Q volta a viver com a família Chan novamente e conhecemos a versão jovem de Tzu Kiu (Angela Yuen), que todo esse tempo sempre observou Little mesmo que de longe. Porém, novamente acontece mais uma revelação bombástica (O drama desse filme é uma crescente exponencial).
Ao final do longa temos um desfecho comovente. Assim como o longa americano Marley e Eu (que também conta a história de um labrador), eu não consegui segurar o choro. Inclusive, acho que chorei mais nesse filme do que qualquer outro que vi esse ano. E antes e durantes os créditos, o diretor faz questão de homenagear os cães-guias de todo o mundo. Uma atitude nobre, que me fez refletir e reforçar o papel tão importante que eles têm para uma parcela da população no mundo e como a vida desses pequenos heróis é uma vida difícil, com total dedicação aos seus donos.

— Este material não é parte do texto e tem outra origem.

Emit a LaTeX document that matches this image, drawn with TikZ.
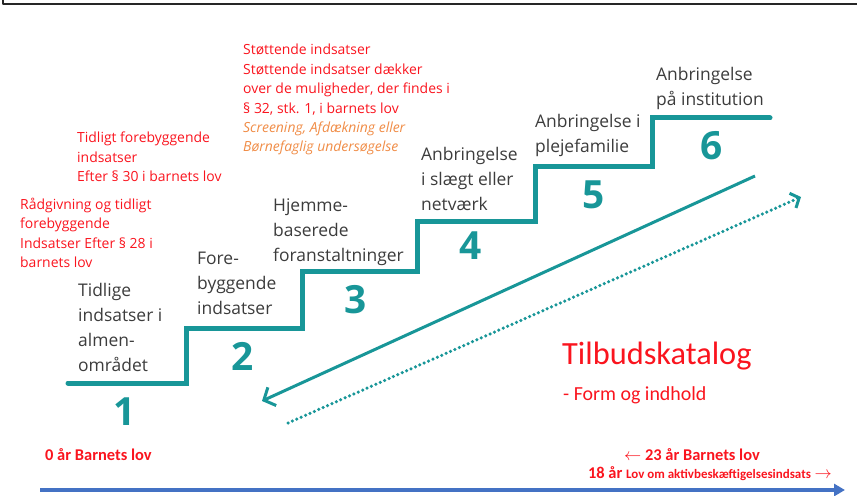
\documentclass[tikz,border=0pt]{standalone}
\usepackage{fontspec}
\setmainfont{Open Sans}
\newfontfamily\carlito{Carlito}
\usepackage{tikz}
\usetikzlibrary{arrows,arrows.meta,shapes}
\definecolor{stairteal}{RGB}{24,150,152}
\definecolor{labelgray}{RGB}{60,60,60}
\definecolor{lawred}{RGB}{250,20,30}
\definecolor{screenorange}{RGB}{240,140,70}
\definecolor{axisblue}{RGB}{68,114,196}

\begin{document}
\begin{tikzpicture}[>=latex',line join=bevel,x=1bp,y=-1bp,
  steplabel/.style={anchor=north west,align=left,inner sep=0pt,text=labelgray,
    font=\fontsize{17.5}{25}\selectfont},
  lawnote/.style={anchor=north west,align=left,inner sep=0pt,text=lawred,
    font=\fontsize{14}{19.5}\selectfont},
  stepnum/.style={inner sep=0pt,text=stairteal,font=\fontsize{39}{39}\selectfont\bfseries},
  agenote/.style={inner sep=0pt,text=lawred,font=\carlito\bfseries\fontsize{16.5}{18}\selectfont},
]
  \useasboundingbox (0,0) rectangle (857,496);
%%
  % Frame edge at the top
  \draw [line width=2.5bp,black!85] (3,-3) -- (3,4) -- (860,4);
  % Edge: stairs
  \draw [stairteal,line width=5bp,line cap=round,line join=miter]
    (68,383) -- (186,383) -- (186,328) -- (302,328) -- (302,272) -- (417,272)
    -- (417,222) -- (535,222) -- (535,167) -- (652,167) -- (652,118) -- (770,118);
  % Node: step numbers
  \node [stepnum] (num1) at (125,412) {1};
  \node [stepnum] (num2) at (243,356) {2};
  \node [stepnum] (num3) at (356,300) {3};
  \node [stepnum] (num4) at (471,246) {4};
  \node [stepnum] (num5) at (594,195) {5};
  \node [stepnum] (num6) at (712,146) {6};
  % Node: step labels
  \node [steplabel] (lab1) at (78,283) {Tidlige\\indsatser i\\almen-\\området};
  \node [steplabel] (lab2) at (197,252) {Fore-\\byggende\\indsatser};
  \node [steplabel] (lab3) at (273,199) {Hjemme-\\baserede\\foranstaltninger};
  \node [steplabel] (lab4) at (421,147) {Anbringelse\\i slægt eller\\netværk};
  \node [steplabel] (lab5) at (535,114) {Anbringelse i\\plejefamilie};
  \node [steplabel] (lab6) at (656,67) {Anbringelse\\på institution};
  % Node: law notes
  \node [lawnote] (note28) at (20,198) {Rådgivning og tidligt\\forebyggende\\Indsatser Efter § 28 i\\barnets lov};
  \node [lawnote] (note30) at (77,132) {Tidligt forebyggende\\indsatser\\Efter § 30 i barnets lov};
  \node [lawnote] (note32) at (243,44) {Støttende indsatser\\Støttende indsatser dækker\\over de muligheder, der findes i\\§ 32, stk. 1, i barnets lov\\
    \textcolor{screenorange}{\itshape Screening, Afdækning eller}\\\textcolor{screenorange}{\itshape Børnefaglig undersøgelse}};
  % Node: title
  \node [anchor=base west,inner sep=0pt,text=lawred,font=\carlito\fontsize{32.5}{32}\selectfont] (title) at (562,364) {Tilbudskatalog};
  \node [anchor=base west,inner sep=0pt,text=lawred,font=\carlito\fontsize{20}{20}\selectfont] (subtitle) at (563,400) {- Form og indhold};
  % Edge: down and up arrows
  \coordinate (downstart) at (755,176);
  \coordinate (downend) at (262,401);
  \coordinate (upstart) at (288,423);
  \coordinate (upend) at (801,197);
  \draw [-{Straight Barb[length=9bp,width=20bp,line width=3bp]},stairteal,line width=3bp] (downstart) -- (downend);
  \draw [-{Straight Barb[length=7bp,width=16bp,line width=3bp]},stairteal,line width=3.5bp,line cap=round,
    dash pattern=on 0bp off 4.8bp] (upstart) -- (upend);
  % Node: age notes
  \node [agenote,anchor=base west] (age0) at (45,460) {0 år Barnets lov};
  \node [agenote,anchor=base east] (age23) at (760,460) {$\leftarrow$ 23 år Barnets lov};
  \node [agenote,anchor=base east] (age18) at (832,478) {18 år {\fontsize{13}{14}\selectfont Lov om aktivbeskæftigelsesindsats} $\rightarrow$};
  % Edge: time axis
  \coordinate (axisstart) at (40,490);
  \coordinate (axisend) at (845,490);
  \draw [-{Triangle[length=11bp,width=12bp]},axisblue,line width=3.5bp] (axisstart) -- (axisend);
%
\end{tikzpicture}
\end{document}
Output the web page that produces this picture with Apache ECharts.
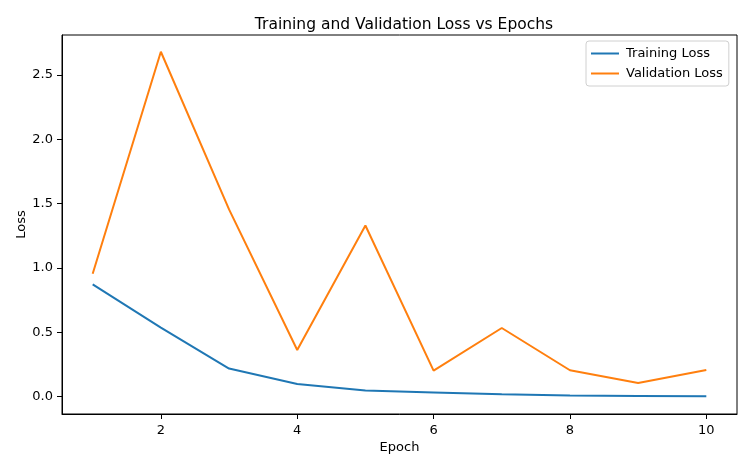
<!DOCTYPE html>
<html><head><meta charset="utf-8">
<script src="https://cdn.jsdelivr.net/npm/echarts@6/dist/echarts.min.js"></script>
<style>html,body{margin:0;padding:0;background:#fff}#c{width:750px;height:469px}</style>
</head><body><div id="c"></div>
<script>
const epochs = [1,2,3,4,5,6,7,8,9,10];
const trainingLoss = [0.873,0.537,0.219,0.099,0.048,0.033,0.019,0.010,0.006,0.003];
const validationLoss = [0.956,2.68,1.455,0.363,1.33,0.203,0.534,0.206,0.107,0.208];
const xTicks = [2,4,6,8,10];
const yTicks = [0,0.5,1.0,1.5,2.0,2.5];
const font = 'DejaVu Sans';
const chart = echarts.init(document.getElementById('c'), null, {renderer:'canvas'});
chart.setOption({
  animation:false,
  backgroundColor:'#fff',
  title:{text:'Training and Validation Loss vs Epochs',left:399,top:12,textAlign:'center',
    textStyle:{fontFamily:font,fontSize:15.5,fontWeight:'normal',color:'#000'}},
  grid:{left:62,right:13,top:35,bottom:55,show:true,borderColor:'#000',borderWidth:1,backgroundColor:'transparent'},
  legend:{orient:'vertical',left:586,top:41,padding:[6,6,6,5],itemGap:7,itemWidth:28,itemHeight:2,
    icon:'rect',backgroundColor:'#fff',borderColor:'#d0d0d0',borderWidth:1,borderRadius:3,
    textStyle:{fontFamily:font,fontSize:13,color:'#000',padding:[0,0,0,2]},
    data:['Training Loss','Validation Loss']},
  xAxis:{type:'value',min:0.55,max:10.45,
    name:'Epoch',nameLocation:'middle',nameGap:27,nameMoveOverlap:false,nameTextStyle:{fontFamily:font,fontSize:13,color:'#000'},
    axisLine:{show:true,onZero:false,lineStyle:{color:'#000',width:1}},
    axisTick:{show:true,length:5,lineStyle:{color:'#000'},customValues:xTicks},
    axisLabel:{fontFamily:font,fontSize:13,color:'#000',margin:10,customValues:xTicks,formatter:v=>String(v)},
    splitLine:{show:false}},
  yAxis:{type:'value',min:-0.134,max:2.81,
    name:'Loss',nameLocation:'middle',nameGap:34,nameMoveOverlap:false,nameTextStyle:{fontFamily:font,fontSize:13,color:'#000'},
    axisLine:{show:true,onZero:false,lineStyle:{color:'#000',width:1}},
    axisTick:{show:true,length:5,lineStyle:{color:'#000'},customValues:yTicks},
    axisLabel:{fontFamily:font,fontSize:13,color:'#000',margin:9,customValues:yTicks,formatter:v=>v.toFixed(1)},
    splitLine:{show:false}},
  series:[
    {name:'Training Loss',type:'line',data:epochs.map((e,i)=>[e,trainingLoss[i]]),showSymbol:false,symbol:'none',
      lineStyle:{color:'#1f77b4',width:2},itemStyle:{color:'#1f77b4'}},
    {name:'Validation Loss',type:'line',data:epochs.map((e,i)=>[e,validationLoss[i]]),showSymbol:false,symbol:'none',
      lineStyle:{color:'#ff7f0e',width:2},itemStyle:{color:'#ff7f0e'}}
  ]
});
</script></body></html>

Eternos Companheiros é uma história de amizade comovente. Aqui no Clube Cinema não precisamos dar notas para os filmes, mas caso tivéssemos, pelo o uso da razão, talvez daria uma nota um pouco baixa ou mediana para o longa. Mas como acredito que cinema é também emoção, a película me acertou em cheio e espero sinceramente que aconteça o mesmo com o leitor.
Obs: Na minha pesquisa que sempre faço para escrever as críticas, encontrei diversas formas de escrita dos nomes dos personagens. Algumas mudanças são somente letras, porém outras são completamente distintas uma das outras. Então, para que o leitor tenha mais conhecimento, adotei duas médias: 1) Colocar todas as formas escritas dos nomes dos personagens quando for citá-los. 2) O primeiro nome citado na crítica é como eu irei me referir ao personagem ao longo do texto. Isso não irá atrapalhar em nada o leitor. Pois os personagens tem suas características próprias que os definem, além que os nomes dos intérpretes não há nenhum tipo de mudança. Essa escolha é apenas uma nota a ser registrada a título de curiosidade para quem está lendo.